Fast charging time of 10 minutes and just over Rs 2 lakh: Meet the Shado ERICK e-rickshaw

ERICK uses di-capacitor batteries, charges in just 5-10 minutes, lasts 70km per charge and an enviable five year warranty with annual maintenance contract thrown in.

By: | Updated: August 16, 2019 12:51 PM

Hey, we are back! Not that we were offline or something, but with another electric vehicle maker. The Shado group has entered the Indian market and merged with Bangalore-based Adarin Engineering Technologies. This merger will help both the companies, in the sense Adarin’s expertise lies in the automotive powertrain and control technology. Shado in the meanwhile provide expertise in battery technology – specifically the ultracapacitor batteries. Shado has a facility in Pune that is spread across 35,000sqft. This factory is capable of producing 1,000 vehicles in a month. As is usually the case, if there is a high demand, production can be ramped up.

The Shado group is funded both by individuals and corporations. The brand aims to invest $10 million over the next two years in India. Ms Kajal Shah (CEO and co-founder Adarin Engineering Technologies), Ben Lim and Saurabh Markandeya (co-founder and co-CEO) are claimed to be the founders of Shado Group. The aim is to manufacture and sell affordable, low voltage and high-performance instantly-charged electric three wheelers. The three-wheeler vehicles come in two types - passenger and cargo variants. Currently, the passenger is priced at Rs 2.2 lakh without batteries. The batteries are available on lease to B2B customers. Speaking of which, the company currently caters to only the fleet market. They intend to be a B2B business, initially targeting the commercial sector. Hence, they tie up directly with companies, such as logistics firms, SMEs, delivery companies, fleet aggregators etc. In the future,  Shado will partner with large automotive companies and utilise their dealership network to reach the end-user. With the help of the e-logistics companies, the cost of operation is expected to be lowered by a significant 25-30 per cent.

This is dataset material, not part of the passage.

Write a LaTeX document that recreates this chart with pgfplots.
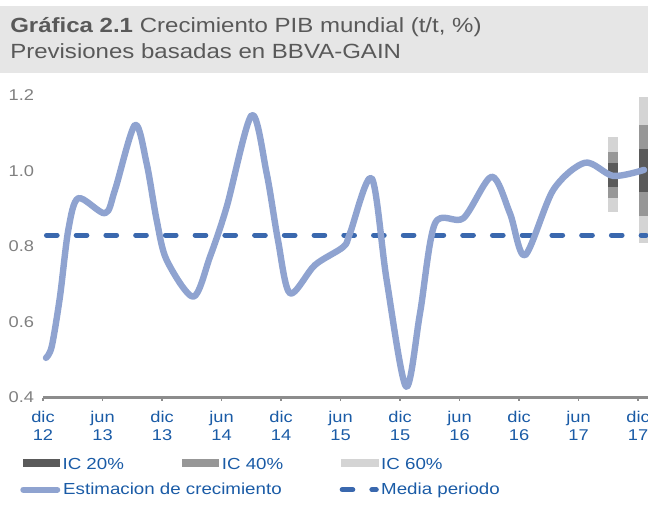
\documentclass[border=0pt]{standalone}
\usepackage{fontspec}
\setmainfont{Liberation Sans}[FakeStretch=1.17]
\usepackage{pgfplots}
\pgfplotsset{compat=1.18}
\definecolor{titlebg}{HTML}{E6E6E6}
\definecolor{titletext}{HTML}{595959}
\definecolor{lblue}{HTML}{1A5BA6}
\definecolor{ygray}{HTML}{808080}
\definecolor{axgray}{HTML}{8C8C8C}
\definecolor{estline}{HTML}{8FA3D0}
\definecolor{mediacol}{HTML}{3A68AE}
\definecolor{icA}{HTML}{5A5A5A}
\definecolor{icB}{HTML}{979797}
\definecolor{icC}{HTML}{D4D4D4}
\begin{document}
\begin{tikzpicture}
\useasboundingbox (0pt,0pt) rectangle (486pt,-379.5pt);
\fill[titlebg] (0pt,-4.5pt) rectangle (486pt,-54.75pt);
\node[anchor=base west, inner sep=0pt, text=titletext, font=\fontsize{15.4}{19.5}\selectfont] at (7.5pt,-24.75pt) {\textbf{Gráfica 2.1} Crecimiento PIB mundial (t/t, \%)};
\node[anchor=base west, inner sep=0pt, text=titletext, font=\fontsize{15.4}{19.5}\selectfont] at (7.5pt,-44.25pt) {Previsiones basadas en BBVA-GAIN};
\coordinate (AXSW) at (32.25pt,-298.125pt);
\begin{axis}[
  at={(AXSW)}, anchor=south west,
  scale only axis, width=453.75pt, height=226.5pt,
  xmin=0, xmax=61, ymin=0.4, ymax=1.2,
  clip=false,
  axis x line*=bottom, axis y line*=left,
  y axis line style={draw=none},
  x axis line style={-, draw=axgray, line width=1.6pt},
  xtick pos=bottom,
  tick align=outside,
  major tick length=2.5pt,
  xtick style={draw=axgray, line width=1pt},
  ytick style={draw=none},
  ytick={0.4,0.6,0.8,1.0,1.2},
  xtick={0,6,12,18,24,30,36,42,48,54,60},
  xticklabels={{dic\\12},{jun\\13},{dic\\13},{jun\\14},{dic\\14},{jun\\15},{dic\\15},{jun\\16},{dic\\16},{jun\\17},{dic\\17}},
  xticklabel style={anchor=north, inner sep=0pt, align=center, yshift=-7.9pt, text=lblue, font=\fontsize{11.7}{13.5}\selectfont},
  yticklabel style={anchor=east, inner sep=0pt, xshift=-4pt, text=ygray, font=\fontsize{11.7}{13.5}\selectfont},
  /pgf/number format/.cd, fixed, fixed zerofill, precision=1, assume math mode=true,
  /pgfplots/.cd,
  legend columns=3,
  legend cell align=left,
  legend style={at={(axis description cs:-0.038,-0.2003)}, anchor=north west, draw=none, fill=none, inner sep=0pt, outer sep=0pt, row sep=6.75pt, column sep=0pt,
    nodes={inner sep=0pt, outer sep=0pt, text height=9pt, text depth=3pt, text=lblue, font=\fontsize{12}{14}\selectfont}},
]
% fan chart intervals
\addplot[forget plot, draw=none, fill=icC] coordinates {(57,0.891) (57.95,0.891) (57.95,1.089) (57,1.089)} --cycle;
\addplot[forget plot, draw=none, fill=icB] coordinates {(57,0.928) (57.95,0.928) (57.95,1.051) (57,1.051)} --cycle;
\addplot[forget plot, draw=none, fill=icA] coordinates {(57,0.958) (57.95,0.958) (57.95,1.020) (57,1.020)} --cycle;
\addplot[forget plot, draw=none, fill=icC] coordinates {(60.1,0.808) (61,0.808) (61,1.195) (60.1,1.195)} --cycle;
\addplot[forget plot, draw=none, fill=icB] coordinates {(60.1,0.881) (61,0.881) (61,1.122) (60.1,1.122)} --cycle;
\addplot[forget plot, draw=none, fill=icA] coordinates {(60.1,0.945) (61,0.945) (61,1.058) (60.1,1.058)} --cycle;
% mean
\addplot[forget plot, mediacol, line width=3.75pt, line cap=round, dash pattern=on 8pt off 14.3pt] coordinates {(0.35,0.83) (60.8,0.83)};
% estimate
\addplot[forget plot, estline, line width=4.8pt, smooth, line cap=round, line join=round] coordinates {
(0.3,0.505) (0.88,0.535) (1.71,0.667) (2.55,0.844) (3.56,0.928) (6.25,0.888) (7.26,0.950) (9.27,1.122) (10.45,1.020) (11.46,0.870) (12.47,0.764) (15.15,0.667) (16.84,0.773) (18.52,0.905) (21.04,1.148) (22.55,0.994) (23.69,0.817) (24.9,0.676) (27.42,0.751) (30.28,0.799) (30.95,0.835) (33.14,0.981) (34.65,0.711) (36.6,0.429) (38.01,0.623) (39.52,0.861) (42.38,0.875) (45.24,0.985) (47.08,0.888) (48.6,0.777) (51.45,0.950) (54.65,1.022) (57.5,0.987) (60.6,1.003)};
% legend
\addlegendimage{legend image code/.code={\path (0pt,0pt) (31.5pt,0pt); \fill[icA] (2pt,-0.35pt) rectangle (29.2pt,4.85pt);}}
\addlegendentry{\makebox[87.6pt][l]{IC 20\%}}
\addlegendimage{legend image code/.code={\path (0pt,0pt) (31.5pt,0pt); \fill[icB] (2pt,-0.35pt) rectangle (29.2pt,4.85pt);}}
\addlegendentry{\makebox[87.6pt][l]{IC 40\%}}
\addlegendimage{legend image code/.code={\path (0pt,0pt) (31.5pt,0pt); \fill[icC] (2pt,-0.35pt) rectangle (29.2pt,4.85pt);}}
\addlegendentry{\makebox[87.6pt][l]{IC 60\%}}
\addlegendimage{legend image code/.code={\path (0pt,0pt) (31.5pt,0pt); \draw[estline, line width=4.5pt, line cap=round] (2.25pt,1pt) -- (27.75pt,1pt);}}
\addlegendentry{\rlap{Estimacion de crecimiento}}
\addlegendimage{legend image code/.code={\path (0pt,0pt) (31.5pt,0pt);}}
\addlegendentry{}
\addlegendimage{legend image code/.code={\path (0pt,0pt) (31.5pt,0pt); \draw[mediacol, line width=3.75pt, line cap=round, dash pattern=on 8pt off 14.3pt] (2.4pt,1pt) -- (28pt,1pt);}}
\addlegendentry{Media periodo}
\end{axis}
\end{tikzpicture}
\end{document}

The initial plan is to sell 300 e-rickshaws per month in the next few months, with plans to scale to 1,000 per month. Shado plans on starting in Bangalore before expanding into other Indian cities. Thereafter the company plans to expand into Southeast Asia and other developing markets. The Shado group provides warranty and service support for the entire projected life of the vehicle - five years. When a customer buys the vehicle, charging infrastructure too is provided which includes on-grid outlets as well as mobile charging stations.

All this is fine, let's talk about the product in question - ERICK. Saurabh says that the complete vehicle will be produced in India. The Pune manufacturing plant will produce motors, transmission, motor controllers and battery packs. The battery cells are presently imported. The e-rickshaw is capable of running 70km on a full charge. It might sound too low given that this vehicle is being sold in 2019. However, if you factor in the 5-10 minutes of charging time from a drop charger that Shado provides, this makes sense. The drop charging station can be a fixed, on-grid point or from a mobile, truck-mounted charging point. ERICK makes use of an ultracapacitor battery that itself uses di-electric material. The latter, Saurabh says, does not produce any chemical reaction (unlike traditional Li-ion batteries). This in turn means they last much longer and charge quicker.

Fleet owners will get an annual maintenance contract from the company and this is extendable to five years. At present, Saurabh says that the ERICK has competition from Chinese products. These Chinese vehicles are typically low voltage but also low performance in terms of load carrying, hill climb and speed. There are other Indian companies too who develop locally assembled EVs using similar imported components with limited success. However, many of these companies are unable to provide adequate after-sales maintenance and support. Furthermore, their technology is relatively expensive and lower quality – their batteries take hours to charge, not minutes, for example. Additionally, other companies are unable to create a true EV ecosystem that will be able to support the mass adoption among both businesses and customers.

Future products, Saurabh says, include electrical vehicles for the agriculture sector. He, however, refuses to divulge further details. At present, a potential customer can experience or book the vehicle through Shado or Adarin websites.